(G.Martino) Sul cosiddetto bel gioco della Roma c’è un grosso equivoco, creato ed alimentato mediaticamente da commentatori, spesso superficiali, talvolta compiacenti: lo si confonde col possesso palla. Si dice e si scrive, molte volte ripetendo a pappagallo concetti orecchiati da chi non ha neanche visto le partite, che siccome la Roma ha tenuto più a lungo dell’avversario la palla, vuol dire che l’ha dominato. Ma è proprio così? Può bastare far girare la palla in zone non nevralgiche come la propria tre-quarti , dovendo il più delle volte far ripartire l’azione col rinvio o l’appoggio corto del portiere, per affermare di aver messo sotto l’avversario? Avversario che raramente ti fa entrare nella sua area perché quando i giocatori della Roma cercano di avvicinarsi, è già da tempo schierato ed ha chiuso tutto gli spazi, per cui, se va bene, si ricomincia da dietro, se va male si perde la palla e si subisce il contropiede, quello sì , veramente pericoloso.
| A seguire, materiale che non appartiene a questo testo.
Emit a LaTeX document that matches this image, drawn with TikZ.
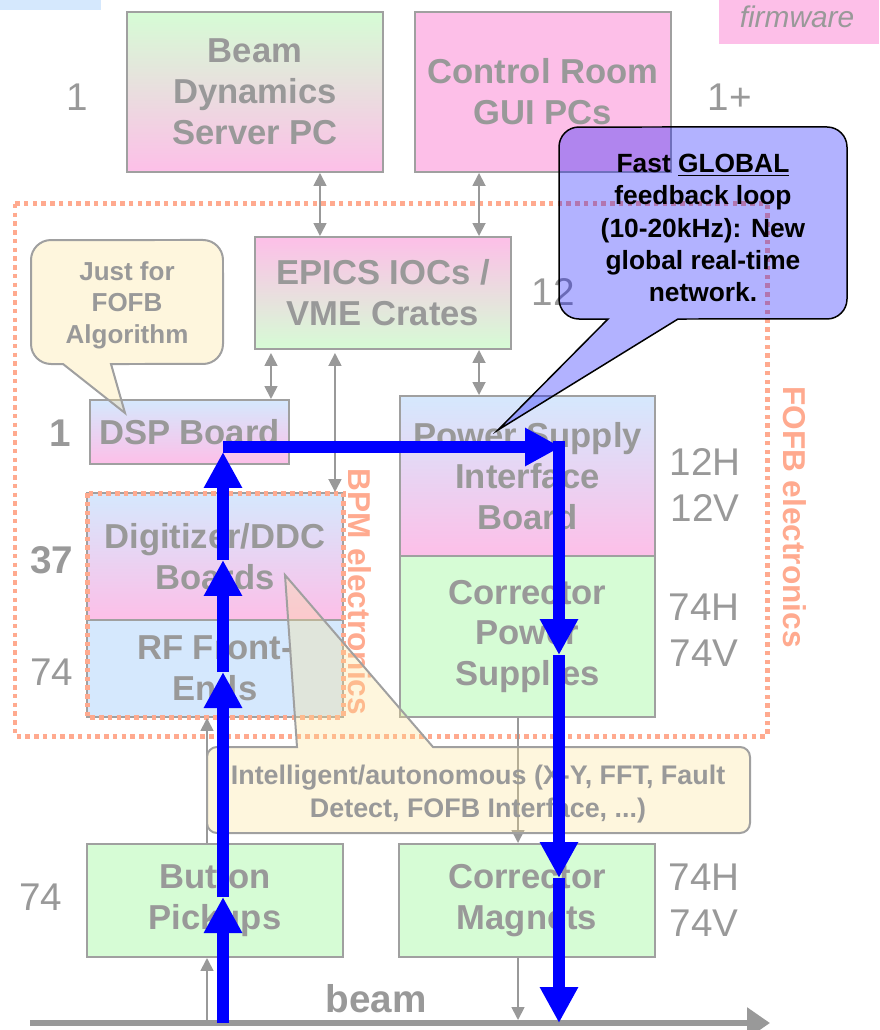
\documentclass[tikz,border=0pt]{standalone}
\usepackage{fontspec}
\setmainfont{Liberation Sans}
\usetikzlibrary{arrows.meta}
\definecolor{txtgray}{HTML}{999999}
\definecolor{edgegray}{HTML}{A0A0A0}
\definecolor{greenfill}{HTML}{D6FCD5}
\definecolor{pinkfill}{HTML}{FDBFE8}
\definecolor{bluefill}{HTML}{D5E8FD}
\definecolor{salmon}{HTML}{FFAA8F}
\definecolor{notefill}{HTML}{FCE08D}
\begin{document}
\begin{tikzpicture}[x=0.02cm,y=-0.02cm,
  panel/.style={draw=edgegray,line width=0.04cm,inner sep=0pt,align=center,text=txtgray,
    font=\bfseries\fontsize{19.7}{23.2}\selectfont},
  wide/.style={minimum width=5.12cm},
  count/.style={text=txtgray,inner sep=0pt,align=center,font=\fontsize{22}{26}\selectfont},
  boldcount/.style={count,font=\bfseries\fontsize{22}{26}\selectfont},
  dotframe/.style={draw=salmon,line width=0.1cm,dash pattern=on 0.09cm off 0.085cm},
  sidelabel/.style={rotate=-90,text=salmon,inner sep=0pt,font=\bfseries\fontsize{18}{22}\selectfont},
  notetxt/.style={text=txtgray,align=center,inner sep=0pt,font=\bfseries\fontsize{15.3}{18.3}\selectfont},
  notebg/.style={draw=edgegray,line width=0.04cm,fill=notefill,fill opacity=0.3},
  fastbg/.style={draw=black,line width=0.03cm,fill=blue,fill opacity=0.3},
  link/.style={draw=txtgray,line width=0.035cm,>={Triangle[length=0.26cm,width=0.26cm]}},
  beamline/.style={draw=txtgray,line width=0.12cm,-{Triangle[length=0.46cm,width=0.6cm]}},
  fbpath/.style={draw=blue,line width=0.24cm,-{Triangle[length=0.72cm,width=0.72cm]}}]
  \useasboundingbox (0,0) rectangle (879,1030);
  \node[fill=bluefill,minimum width=2.02cm,minimum height=0.2cm,inner sep=0pt] (keyblue) at (50.5,5) {};
  \node[fill=pinkfill,minimum width=3.2cm,minimum height=0.88cm,inner sep=0pt] (keypink) at (799,22) {};
  \node[text=txtgray,inner sep=0pt,font=\itshape\fontsize{17}{20}\selectfont] (keytext) at (797,17) {firmware};
  \draw[dotframe] (15,204) rectangle (767,736);
  \node[panel,wide,minimum height=3.2cm,top color=greenfill,bottom color=pinkfill] (beamdyn) at (255,92) {Beam\\Dynamics\\Server PC};
  \node[panel,wide,minimum height=3.2cm,fill=pinkfill] (ctrlroom) at (543,92) {Control Room\\GUI PCs};
  \node[panel,wide,minimum height=2.24cm,top color=pinkfill,bottom color=greenfill] (epics) at (383,293) {EPICS IOCs /\\VME Crates};
  \node[panel,minimum width=3.98cm,minimum height=1.28cm,top color=bluefill,bottom color=pinkfill] (dsp) at (189.5,432) {DSP Board};
  \node[panel,minimum width=5.1cm,minimum height=3.2cm,top color=bluefill,bottom color=pinkfill] (psif) at (527.5,476) {Power Supply\\Interface\\Board};
  \node[panel,minimum width=5.1cm,minimum height=3.22cm,fill=greenfill] (corrps) at (527.5,636.5) {Corrector\\Power\\Supplies};
  \node[panel,wide,minimum height=2.54cm,top color=bluefill,bottom color=pinkfill] (digi) at (215,556.5) {Digitizer/DDC\\Boards};
  \node[panel,wide,minimum height=1.94cm,fill=bluefill] (rffe) at (215,668.5) {RF Front-\\Ends};
  \node[panel,wide,minimum height=2.26cm,fill=greenfill] (button) at (215,900.5) {Button\\Pickups};
  \node[panel,wide,minimum height=2.26cm,fill=greenfill] (corrmag) at (527,900.5) {Corrector\\Magnets};
  \draw[dotframe] (87,493) rectangle (343,717);
  \coordinate (beamL) at (30,1023);
  \coordinate (beamR) at (770,1023);
  \draw[beamline] (beamL) -- (beamR);
  \node[text=txtgray,inner sep=0pt,font=\bfseries\fontsize{22}{26}\selectfont] (beamtxt) at (376,999) {beam};
  \draw[link,<->] ([xshift=1.3cm]beamdyn.south) -- ([xshift=1.3cm]beamdyn.south |- epics.north);
  \draw[link,<->] ([xshift=-1.28cm]ctrlroom.south) -- ([xshift=-1.28cm]ctrlroom.south |- epics.north);
  \draw[link,<->,shorten <=0.06cm] ([xshift=1.63cm]dsp.north |- epics.south) -- ([xshift=1.63cm]dsp.north);
  \draw[link,<->,shorten <=0.06cm] ([xshift=2.4cm]digi.north |- epics.south) -- ([xshift=2.4cm]digi.north);
  \draw[link,<->] ([xshift=-0.97cm]psif.north |- epics.south) -- ([xshift=-0.97cm]psif.north);
  \draw[link,->] ([xshift=-0.19cm]corrps.south) -- ([xshift=-0.19cm]corrps.south |- corrmag.north);
  \draw[link,->,shorten >=0.06cm] ([xshift=-0.18cm]corrmag.south) -- ([xshift=-0.18cm]corrmag.south |- beamL);
  \draw[link,->] ([xshift=-0.16cm]button.south |- beamL) -- ([xshift=-0.16cm]button.south);
  \draw[link,->] ([xshift=-0.16cm]button.north) -- ([xshift=-0.16cm]rffe.south);
  \node[count] (nbeam) at (77,97) {1};
  \node[count] (nctrl) at (730,97) {1+};
  \node[count] (nepics) at (553,292) {12};
  \node[boldcount] (ndsp) at (60,433) {1};
  \node[count] (npsif) at (705,485) {12H\\12V};
  \node[boldcount] (ndigi) at (52,560) {37};
  \node[count] (nrffe) at (52,672) {74};
  \node[count] (ncorrps) at (704,630) {74H\\74V};
  \node[count] (nbutton) at (41,897) {74};
  \node[count] (ncorrmag) at (704,900.5) {74H\\74V};
  \node[sidelabel] (bpmlbl) at (360,592) {BPM electronics};
  \node[sidelabel] (fofblbl) at (795,517) {FOFB electronics};
  \draw[notebg] (111,364) -- (125,413) -- (63,364) -- (51,364) arc[start angle=270,end angle=180,radius=0.4cm] -- (31,260) arc[start angle=180,end angle=90,radius=0.4cm] -- (203,240) arc[start angle=90,end angle=0,radius=0.4cm] -- (223,344) arc[start angle=0,end angle=-90,radius=0.4cm] -- cycle;
  \node[notetxt,font=\bfseries\fontsize{14.8}{18}\selectfont] (algonote) at (127,305) {Just for\\FOFB\\Algorithm};
  \draw[notebg] (297,747) -- (285,575) -- (433,747) -- (740,747) arc[start angle=90,end angle=0,radius=0.2cm] -- (750,823) arc[start angle=0,end angle=-90,radius=0.2cm] -- (217,833) arc[start angle=270,end angle=180,radius=0.2cm] -- (207,757) arc[start angle=180,end angle=90,radius=0.2cm] -- cycle;
  \node[notetxt] (bpmnote) at (478,794) {Intelligent/autonomous (X-Y, FFT, Fault\\Detect, FOFB Interface, ...)};
  \draw[fastbg] (678,319) -- (498,430) -- (608,319) -- (579,319) arc[start angle=270,end angle=180,radius=0.4cm] -- (559,147) arc[start angle=180,end angle=90,radius=0.4cm] -- (827,127) arc[start angle=90,end angle=0,radius=0.4cm] -- (847,299) arc[start angle=0,end angle=-90,radius=0.4cm] -- cycle;
  \node[notetxt,text=black,font=\bfseries\fontsize{15}{18.3}\selectfont] (fastnote) at (703,228) {Fast \underline{GLOBAL}\\feedback loop\\(10-20kHz): New\\global real-time\\network.};
  \coordinate (up0) at (223,1023);
  \coordinate (up1) at (223,897);
  \coordinate (up2) at (223,672);
  \coordinate (up3) at (223,560);
  \coordinate (up4) at (223,452);
  \coordinate (top0) at (223,447);
  \coordinate (top1) at (561,447);
  \coordinate (dn0) at (559,441);
  \coordinate (dn1) at (559,655);
  \coordinate (dn2) at (559,878);
  \coordinate (dn3) at (559,1023);
  \draw[fbpath] (up0) -- (up1);
  \draw[fbpath] (up1) -- (up2);
  \draw[fbpath] (up2) -- (up3);
  \draw[fbpath] (up3) -- (up4);
  \draw[fbpath] (top0) -- (top1);
  \draw[fbpath] (dn0) -- (dn1);
  \draw[fbpath] (dn1) -- (dn2);
  \draw[fbpath] (dn2) -- (dn3);
\end{tikzpicture}
\end{document}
Ecco, la pericolosità: una volta il concetto di bel gioco era associato alla capacità di una squadra di creare situazioni di pericolo dell’area di rigore avversaria, e di evitare che lo facessero gli altri. Sembra un concetto superato come se su questo equivoco se ne fosse innestato un altro generazionale per cui chi non apprezza questo calcio “moderno” è vecchio perché rimpiange il buon senso, la linearità, la concretezza, la semplicità di un calcio col quale, tuttavia, sono stati vinti scudetti, coppe e titoli mondiali, senza dover necessariamente fare dolorose rivoluzioni. Potrà anche essere “moderno”, ma un calcio che ignora quasi totalmente la fase difensiva, che non prevede un certo tipo di marcature nella propria area di rigore, o una protezione accanto ai pali della propria porta in occasione di angoli o palla inattiva, va incontro al rischio di subire gol inaccettabili come gli ultimi contro Genoa e Milan. Ai meno giovani (e sono fra costoro) viene in mente il caro Ettore Scapigliati, dirigente giallorosso super tifoso (al punto di affermare: “odio il cielo perché è biancoceleste”) che al termine di trasferte finite male, diceva con romanissima ironia: «Abbiamo lasciato un’ottima impressione … e i due punti!».
A questo punto incuriosisce capire se si tratti veramente di un fatto generazionale, una sorta di conflitto di vedute legato all’età: veramente tutti i giovani (siano essi commentatori, tifosi, lettori di questo giornale) pensano che la Roma abbia un bel gioco, mentre i vecchi (delle stesse categorie) sono scettici? Oppure quei concetti di pericolosità e di concretezza possono ancora essere trasversali? Per restare ai problemi dell’età, è stato detto che la Roma di oggi è troppo giovane e bambina per poter competere con una squadra consolidata come il Milan, il che sarebbe anche condivisibile se non fosse che l’inconveniente si è verificato pure con Slovan, Cagliari, Siena, Genoa che così “consolidate” non sembrano. Appare logico il desiderio della nuova Società di dimostrare una soluzione di continuità col passato, nella impostazione, nei dirigenti, nei tecnici, perfino nei giocatori (con palese insofferenza nei confronti della “vecchia guardia”); meno logica sembra questa rottura tecnica con canoni calcistici collaudati compreso un eccessivo e non sempre giustificato ricorso alla rotazione di una trentina di calciatori che finisce per frastornare non solo i “vecchi” osservatori, ma anche gli stessi giocatori. Oggi coloro che vogliono sempre e comunque giustificare l’allenatore parlano di tentativo di coinvolgere tutta la (sovrabbondante) rosa; un tempo si sarebbe parlato di mancanza di chiarezza di idee.